All news

Second round of runoff election to be held in South Ossetia

Almost 40,000 voters are expected to take part in the second round of a runoff presidential election in the Republic of South Ossetia Sunday

TSKHINVAL, April 8 (Itar-Tass) – Almost 40,000 voters are expected to take part in the second round of a runoff presidential election in the Republic of South Ossetia Sunday.

The runoff is held to raise the international prestige of the young South Caucasian country.

The electorate will have to give preference either to the 60-year-old former chief of South Ossetia’s KGB Leonid Tibilov, who promises “to lead the republic out of the crisis, to unite the people, and to weed out lawlessness,” or to the 35-year-old presidential ombudsman for human rights David Sanakoyev, who believes that “dignity and decency can still be the locomotive forces in politics.”
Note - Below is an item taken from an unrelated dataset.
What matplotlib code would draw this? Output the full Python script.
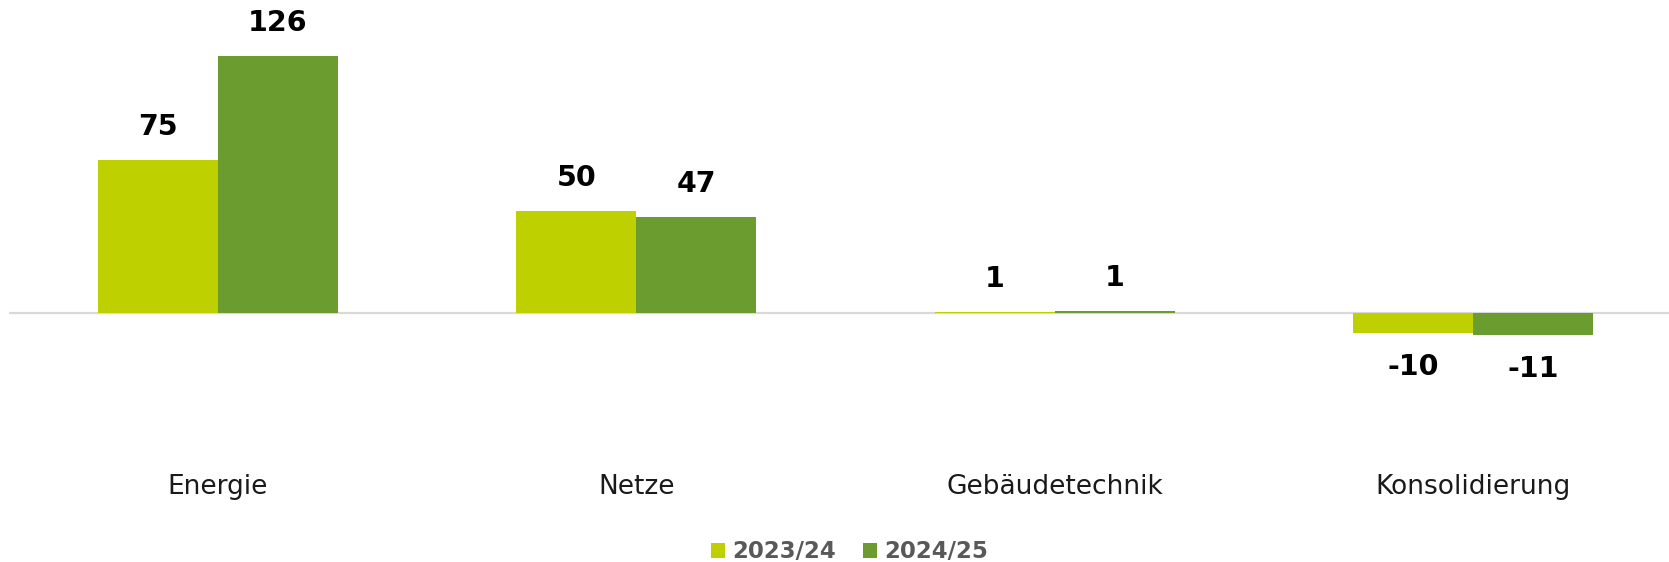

Political associates of the two candidates will be present at all the polling stations. A ballot cast into the box will be deemed invalid unless it contains signatures of the observers representing both candidates.

Both Tibilov and Sanakoyev promise to continue the political course at South Ossetia‘s integration with Russia, to conduct a fierce struggle with corruption, and to pull the republic out of the economic crisis through the implementation of realistic programs.

Tibilov received 42.48% votes in the first round of the runoff election and Sanakoev got 24.58% votes, but local analysts do not rule out the possibility of an intrigue in the second round all the same.

The situation arises from the fact that Sanakoyev may win over the hearts of young voters and the proponents of candidate Dmitry Medoyev who dropped out of the election race after the first round of voting.

Medoyev himself did not issue any recommendations as to whom his supporters should vote for but one more former candidate, the leader of the South Ossetian Communist Party Stanislav Kochiyev, urged his voters to support Tibilov.

In the meantime, last November’s election showed the appeals of this kind do not exert any particular influence on the voters’ decision-making. Although the majority of the then nine candidates who dropped out of the race after the first round called on their voters to vote for Bibilov, it did not bring victory to him all the same.

Taimuraz Mamsurov, the interim head of South Ossetia and the Russian President’s special envoy to the republic, called Sunday’s election “a most crucial political event in the republic after the war /of August 2008/.”

Mamsurov said the high level of organization and high activity of voters in the first round of voting showed that political life in this young country is moving over to a new quality.

“South Ossetia has gone through a period of a certain political tumult, while the predictions of a dragged-out crisis seem to be overblown,” Mamsurov said.

The voting will be monitored by 40 observers from Russia representing both houses of the federal parliament, the Central Electoral Commission, and the Free Election foundation.

All the observers attended the first round of voting March 25 and they praised the level of transparency and democracy of the electoral process in South Ossetia.

Lawyers representing the candidates are also getting ready to register all the possible procedural violations and to send the reports on them to the CEC.